Another problem with improving the civil service’s commercial functions is the practice of rotating staff through a range of roles, meaning that expertise is routinely drained out of key departments. Katherine Watson, a talent project manager in Civil Service HR Operations, noted that “people do rotate quite quickly in post so you get a rotation of staff during a contract negotiation, which I find a concern at times”. She added: “There are conflicting messages. HR people say: ‘You need development, you need to move,’ but people can need to stay to make sure their contract succeeds.”
The civil service may also not have properly mapped its current capabilities, Hopcraft said. Its atomised structure also creates a problem of “very compartmentalised skills”, he argued, adding that “there probably are all the skills you need somewhere in the civil service, but if you go to another department and say: ‘Can I have that person?’, the answer would be no. We need to use all those skills”.
To solve this, the civil service should copy other big organisations and build its structures “around skills rather than departmental alignments,” suggested Legal Services Commission contracts manager Peter Mason.
As well as better understanding the private sector, and better deploying commercial skills, the civil service needs to undertake a culture change on many fronts, the participants said.
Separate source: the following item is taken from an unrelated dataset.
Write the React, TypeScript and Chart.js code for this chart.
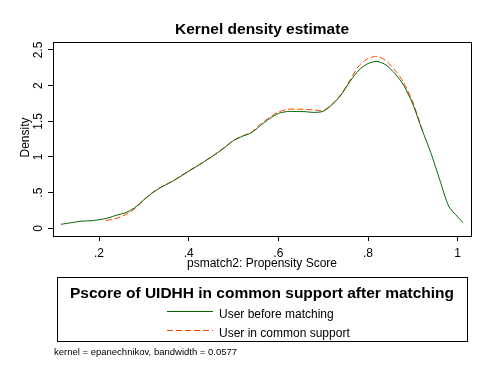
import React, { useEffect, useRef } from "react";
import { Chart, registerables } from "chart.js";

Chart.register(...registerables);

const titleText = "Kernel density estimate";
const xTitle = "psmatch2: Propensity Score";
const yTitle = "Density";
const legendTitle = "Pscore of UIDHH in common support after matching";
const seriesNames = ["User before matching", "User in common support"];
const noteText = "kernel = epanechnikov, bandwidth = 0.0577";

const xTicks = [0.2, 0.4, 0.6, 0.8, 1];
const xTickLabels = [".2", ".4", ".6", ".8", "1"];
const yTicks = [0, 0.5, 1, 1.5, 2, 2.5];
const yTickLabels = ["0", ".5", "1", "1.5", "2", "2.5"];

const beforeX = [0.115, 0.14, 0.16, 0.18, 0.2, 0.22, 0.24, 0.26, 0.28, 0.3, 0.32, 0.34, 0.36, 0.38, 0.4, 0.42, 0.44, 0.46, 0.48, 0.5, 0.52, 0.54, 0.56, 0.58, 0.6, 0.62, 0.64, 0.66, 0.68, 0.7, 0.72, 0.74, 0.76, 0.78, 0.8, 0.82, 0.84, 0.86, 0.88, 0.9, 0.92, 0.94, 0.96, 0.98, 1.0, 1.012];
const beforeY = [0.056, 0.08, 0.1, 0.105, 0.12, 0.145, 0.185, 0.22, 0.29, 0.4, 0.5, 0.58, 0.645, 0.72, 0.8, 0.875, 0.955, 1.04, 1.13, 1.23, 1.29, 1.34, 1.44, 1.535, 1.61, 1.637, 1.637, 1.635, 1.625, 1.64, 1.735, 1.87, 2.06, 2.22, 2.31, 2.34, 2.29, 2.17, 2.0, 1.74, 1.39, 1.06, 0.68, 0.31, 0.16, 0.08];

const commonX = [0.215, 0.23, 0.25, 0.27, 0.29, 0.3, 0.32, 0.34, 0.36, 0.38, 0.4, 0.42, 0.44, 0.46, 0.48, 0.5, 0.52, 0.54, 0.56, 0.58, 0.6, 0.62, 0.64, 0.66, 0.68, 0.7, 0.72, 0.74, 0.76, 0.78, 0.8, 0.82, 0.84, 0.86, 0.88, 0.9, 0.92, 0.925];
const commonY = [0.11, 0.125, 0.165, 0.23, 0.33, 0.4, 0.505, 0.585, 0.65, 0.725, 0.805, 0.88, 0.96, 1.045, 1.135, 1.235, 1.295, 1.35, 1.46, 1.555, 1.63, 1.668, 1.67, 1.668, 1.66, 1.65, 1.74, 1.88, 2.08, 2.28, 2.38, 2.41, 2.35, 2.22, 2.04, 1.77, 1.4, 1.33];

const GREEN = "#006400";
const ORANGE = "#FF4500";
const FONT = "'Liberation Sans', Arial, sans-serif";

const decorPlugin = {
  id: "decor",
  afterDraw(chart: any) {
    const ctx = chart.ctx;
    const area = chart.chartArea;
    const xs = chart.scales.x;
    const ys = chart.scales.y;
    ctx.save();
    ctx.fillStyle = "#000";
    ctx.strokeStyle = "#000";
    ctx.lineWidth = 1;
    // frame
    ctx.strokeRect(area.left + 0.5, area.top + 0.5, area.right - area.left, area.bottom - area.top);
    // title
    ctx.font = `bold 15.5px ${FONT}`;
    ctx.textAlign = "center";
    ctx.textBaseline = "alphabetic";
    ctx.fillText(titleText, (area.left + area.right) / 2, 34);
    // x tick labels
    ctx.font = `12px ${FONT}`;
    xTicks.forEach((v, i) => {
      ctx.fillText(xTickLabels[i], xs.getPixelForValue(v), 256.5);
    });
    // x title
    ctx.fillText(xTitle, (area.left + area.right) / 2, 266.5);
    // y tick labels (rotated)
    yTicks.forEach((v, i) => {
      const py = ys.getPixelForValue(v);
      ctx.save();
      ctx.translate(42, py);
      ctx.rotate(-Math.PI / 2);
      ctx.textAlign = "center";
      ctx.fillText(yTickLabels[i], 0, 0);
      ctx.restore();
    });
    // y title
    ctx.save();
    ctx.translate(28.5, (area.top + area.bottom) / 2 - 1.5);
    ctx.rotate(-Math.PI / 2);
    ctx.textAlign = "center";
    ctx.fillText(yTitle, 0, 0);
    ctx.restore();
    // legend box
    ctx.strokeRect(57.5, 277.5, 410, 64);
    ctx.font = `bold 15.5px ${FONT}`;
    ctx.textAlign = "center";
    ctx.fillText(legendTitle, 262, 297.5);
    ctx.font = `12px ${FONT}`;
    ctx.textAlign = "left";
    ctx.fillText(seriesNames[0], 219, 318);
    ctx.fillText(seriesNames[1], 219, 336.5);
    ctx.strokeStyle = GREEN;
    ctx.beginPath();
    ctx.moveTo(167, 311.5);
    ctx.lineTo(213, 311.5);
    ctx.stroke();
    ctx.strokeStyle = ORANGE;
    ctx.setLineDash([6, 3]);
    ctx.beginPath();
    ctx.moveTo(167, 330.5);
    ctx.lineTo(213, 330.5);
    ctx.stroke();
    ctx.setLineDash([]);
    // note
    ctx.fillStyle = "#000";
    ctx.font = `9.5px ${FONT}`;
    ctx.fillText(noteText, 54, 354.5);
    ctx.restore();
  },
};

export default function App() {
  const canvasRef = useRef<HTMLCanvasElement | null>(null);
  useEffect(() => {
    const canvas = canvasRef.current;
    if (!canvas) return;
    const chart = new Chart(canvas, {
      type: "line",
      data: {
        datasets: [
          {
            label: seriesNames[0],
            data: beforeX.map((x, i) => ({ x, y: beforeY[i] })),
            borderColor: GREEN,
            borderWidth: 1,
            pointRadius: 0,
            tension: 0.25,
            fill: false,
          },
          {
            label: seriesNames[1],
            data: commonX.map((x, i) => ({ x, y: commonY[i] })),
            borderColor: ORANGE,
            borderWidth: 1,
            borderDash: [6, 3],
            pointRadius: 0,
            tension: 0.25,
            fill: false,
          },
        ],
      },
      options: {
        animation: false,
        responsive: false,
        events: [],
        layout: { padding: { left: 0, top: 42, right: 19, bottom: 0 } },
        plugins: {
          legend: { display: false },
          title: { display: false },
          tooltip: { enabled: false },
        },
        scales: {
          x: {
            type: "linear",
            min: 0.0974,
            max: 1.0297,
            afterBuildTicks: (s: any) => {
              s.ticks = xTicks.map((v) => ({ value: v }));
            },
            afterFit: (s: any) => {
              s.height = 144;
            },
            ticks: { display: false },
            grid: { display: true, drawOnChartArea: false, drawTicks: true, tickLength: 5, color: "#000", lineWidth: 1 },
            border: { display: false },
          },
          y: {
            type: "linear",
            min: -0.108,
            max: 2.612,
            afterBuildTicks: (s: any) => {
              s.ticks = yTicks.map((v) => ({ value: v }));
            },
            afterFit: (s: any) => {
              s.width = 53;
            },
            ticks: { display: false },
            grid: { display: true, drawOnChartArea: false, drawTicks: true, tickLength: 5, color: "#000", lineWidth: 1 },
            border: { display: false },
          },
        },
      },
      plugins: [decorPlugin],
    });
    return () => chart.destroy();
  }, []);
  return (
    <div style={{ position: "absolute", left: 0, top: 0, width: 490, height: 380, background: "#fff" }}>
      <canvas ref={canvasRef} width={490} height={380} style={{ width: 490, height: 380, display: "block" }} />
    </div>
  );
}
For example, Welch pointed out that the government expects companies to make no more than a five per cent return on any contract. “If you are a shareholder, are you going to make five per cent?”, he asked, or are you going to seek a better investment?
Meanwhile Lynne Henderson, head of the education department’s Category Leadership Team, criticised an ingrained risk-aversion in the civil service. “I wonder to what degree this stymies our ability to achieve?” she said. “This culture of audit trails is just there all the time. Let’s cut through these swathes of bureaucracy and make one decision, once.”
Andrew Hyslop, the Office of Fair Trading’s head of sourcing and supplier relations, also urged less caution over contract rules. Sometimes, he suggested, civil servants put together a fresh tender process rather than extending a perfectly good existing contract – even when “most of the time nobody would [challenge an extension] because there are good business reasons for both sides to continue.”
Departments also need to better coordinate their procurement work, said Watson: different departments often let contracts for the same things at different prices. “I’m sure everyone has gone out to tender for a contract and found somebody has done it before them.”
Speaking off the record, one participant said savings could be found by designing contracts in such a way that other public bodies could join them further down the line. While departments with existing professional or geographical relationships might collaborate in this way, he said, no structure exists across the civil service to identify or facilitate such opportunities: designing contracts that are open to new public sector buyers would create “a great incentive for the commercial sector, because a private concern will look to the medium- and long-term – and if the door is open on scalability, that will help you drive a better deal.”
The challenge is a big one. Departments must better pool their skills, open up their contracts, relax their requirements, and understand the private sector. The next step will come when the Cabinet Office publishes the Civil Service Capabilities Plan, scheduled for early this year, and sets out the exact skills and approaches civil servants must adopt. Until then, though, this round table shows that there is plenty for civil servants to be getting on with.